Patients with Mucopolysaccharidosis (MPS) have an increased risk of cardiovascular complications, conduction tissue abnormalities and arrhythmia; all rare but underestimated. It has been reported that conduction system defects are progressive in this group of patients and may result in sudden cardiac death. The aim of this study is to review our current practice and suggest best practice guidelines regarding the frequency of cardiac rhythm monitoring in this patient group.
Seventy-seven adult MPS patients who attended metabolic clinics between 2013 and 2019 were included in this retrospective observational study. Patients were affected with different MPS types: MPS I (n = 33), MPS II (n = 16), MPS IV (n = 19), VI (n = 8) and VII (n = 1). The assessments included: 12‑lead electrocardiogram (ECG), 24-h ECG (Holter monitor), loop recorder/pacemaker interrogation assessment.
Data from 12‑lead ECG (available from 69 patients) showed a variety of abnormalities: T wave inversion in a single lead III (n = 19), left ventricular hypertrophy (n = 14), early repolarization (n = 14), right axis deviation (RAD, n = 11), partial RBBB (n = 9), right bundle branch block (RBBB) (n = 1) and first degree AV block (n = 1).

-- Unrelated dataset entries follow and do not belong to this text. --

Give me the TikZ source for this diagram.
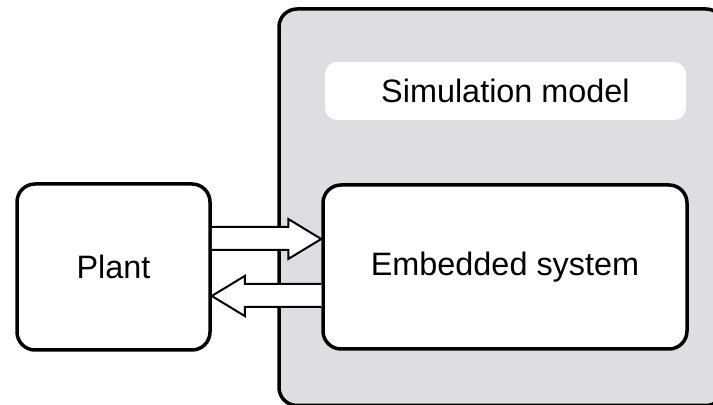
\documentclass[tikz,border=0pt]{standalone}
\usepackage{fontspec}
\setmainfont{Liberation Sans}
\usetikzlibrary{calc}
\definecolor{boxgray}{RGB}{221,222,226}
\tikzset{
  block/.style={draw,line width=1.75pt,rounded corners=9pt,fill=white,minimum width=#1,minimum height=82pt,font=\fontsize{16.2}{19}\selectfont},
  flow/.style={draw,line width=1pt,fill=white,line join=miter},
}
\begin{document}
\begin{tikzpicture}[x=0.5pt,y=-0.5pt]
    \useasboundingbox (0,0) rectangle (713,405);
    \clip (0,0) rectangle (713,405);
    % host side
    \draw[line width=1.75pt,fill=boxgray,rounded corners=9pt] (279,9) rectangle (724,405.5);
    \node[fill=white,rounded corners=6pt,minimum width=180.5pt,minimum height=29pt,font=\fontsize{16.2}{19}\selectfont] (simmodel) at (505.5,91) {Simulation model};
    \node[block=182pt] (embedded) at (505,267) {Embedded system};
    \node[block=96.5pt,minimum height=83pt] (plant) at (113.5,267) {Plant};
    % signal arrows
    \draw[flow] ($(plant.east)+(0,-40)$) -- ($(embedded.west)+(-33,-40)$) -- ++(0,-8) -- ($(embedded.west)+(0,-28)$) -- ($(embedded.west)+(-33,-8)$) -- ++(0,-9) -- ($(plant.east)+(0,-17)$);
    \draw[flow] ($(embedded.west)+(0,17)$) -- ($(plant.east)+(33,17)$) -- ++(0,-8) -- ($(plant.east)+(0,29)$) -- ($(plant.east)+(33,49)$) -- ++(0,-9) -- ($(embedded.west)+(0,40)$);
\end{tikzpicture}
\end{document}
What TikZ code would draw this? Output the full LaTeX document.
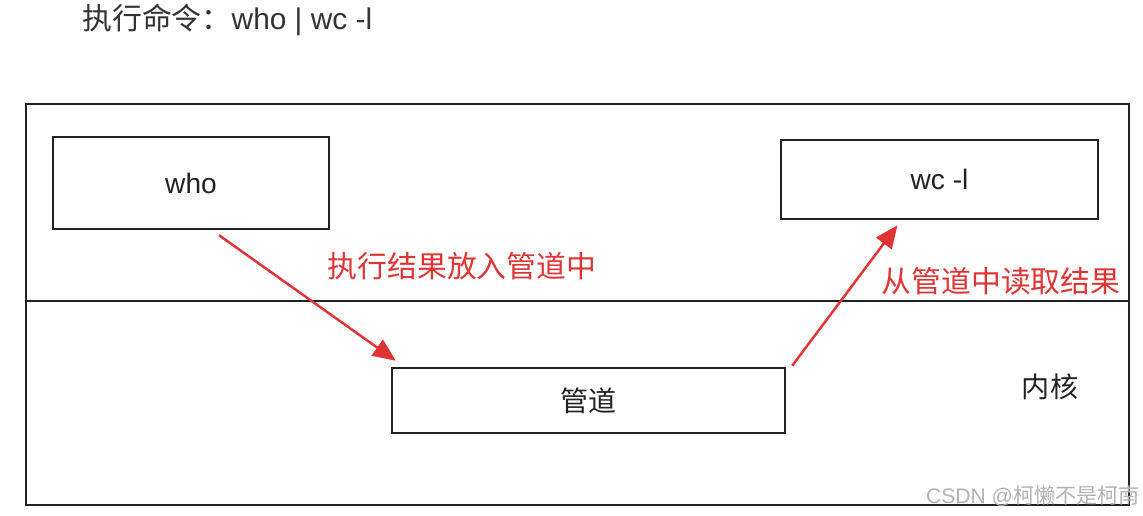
\documentclass[tikz,border=0pt]{standalone}
\usepackage{fontspec}
\setmainfont{Liberation Sans}
\newfontfamily\cjk{Noto Sans CJK SC}
\usepackage{xcolor}
\usetikzlibrary{positioning, arrows.meta, calc}
\definecolor{pipered}{HTML}{E03434}
\definecolor{inkgray}{HTML}{222222}

\begin{document}
\begin{tikzpicture}[
  x=0.02cm, y=-0.02cm,
  procbox/.style={draw=inkgray, line width=1.4pt, font=\fontsize{16}{19}\selectfont, text=inkgray, inner sep=0pt},
  note/.style={font=\fontsize{17}{20}\selectfont\cjk, text=pipered, inner sep=0pt},
  plain/.style={font=\fontsize{16}{19}\selectfont, text=inkgray, inner sep=0pt},
  arr/.style={-{Triangle[length=13pt, width=11pt]}, pipered, line width=1.4pt}
]
\useasboundingbox (0,0) rectangle (1143,516);

% title
\node[plain, anchor=west, text=black!80, font=\fontsize{17}{20}\selectfont] (title) at (82,20) {{\cjk 执行命令：}who | wc -l};

% user space / kernel
\draw[inkgray, line width=1.4pt] (26,104) rectangle (1129,505);
\draw[inkgray, line width=1.4pt] (26,301) -- (1129,301);

\node[procbox, minimum width=5.52cm, minimum height=1.84cm] (who) at (191,183) {who};
\node[procbox, minimum width=6.34cm, minimum height=1.58cm] (wc) at (939.5,179.5) {wc -l};
\node[procbox, minimum width=7.86cm, minimum height=1.3cm, font=\fontsize{16}{19}\selectfont\cjk] (pipe) at (588.5,400.5) {管道};
\node[plain, font=\fontsize{16}{19}\selectfont\cjk] (kernel) at (1050,387) {内核};

% data flow
\draw[arr] ($(who.south)+(28,5)$) -- ($(pipe.north west)+(5,-6)$);
\draw[arr] ($(pipe.north east)+(6,-1)$) -- ($(wc.south)+(-42,5)$);

\node[note] (putin) at (462,266) {执行结果放入管道中};
\node[note] (readout) at (1001,281) {从管道中读取结果};

\node[plain, anchor=east, font=\fontsize{12}{14}\selectfont, text=black!30] (mark) at (1140,496) {CSDN @{\cjk 柯懒不是柯南}};
\end{tikzpicture}
\end{document}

ECG changes of bundle branch block, RAD (left posterior fascicular block) could represent conduction tissue abnormality and equally could be related to the underlying lung tissue abnormality which is present in most of the patients with MPS. T wave abnormality in a single lead is usually insignificant in healthy individuals; however in MPS patients it could be as a result of chest shape.
Among the 34 patients for who 24-hour ECG was available, sinus tachycardia was the most common rhythm noted (n = 9), followed by sinus bradycardia (n = 4), atrial fibrillation (AF) (n = 1) and atrio-ventricular nodal re-entry tachycardia (AVNRT) (n = 1). Permanent pacemaker was inserted in two patients. AF was observed in one patient with MPS II.
In conclusion, we postulate that regular cardiac monitoring is required to warrant early detection of underlying conduction tissue abnormalities. In addition, 12‑lead ECG is the first line investigation that, if abnormal, should be followed up by 24-hour Holter monitoring. These findings warrant further research studies.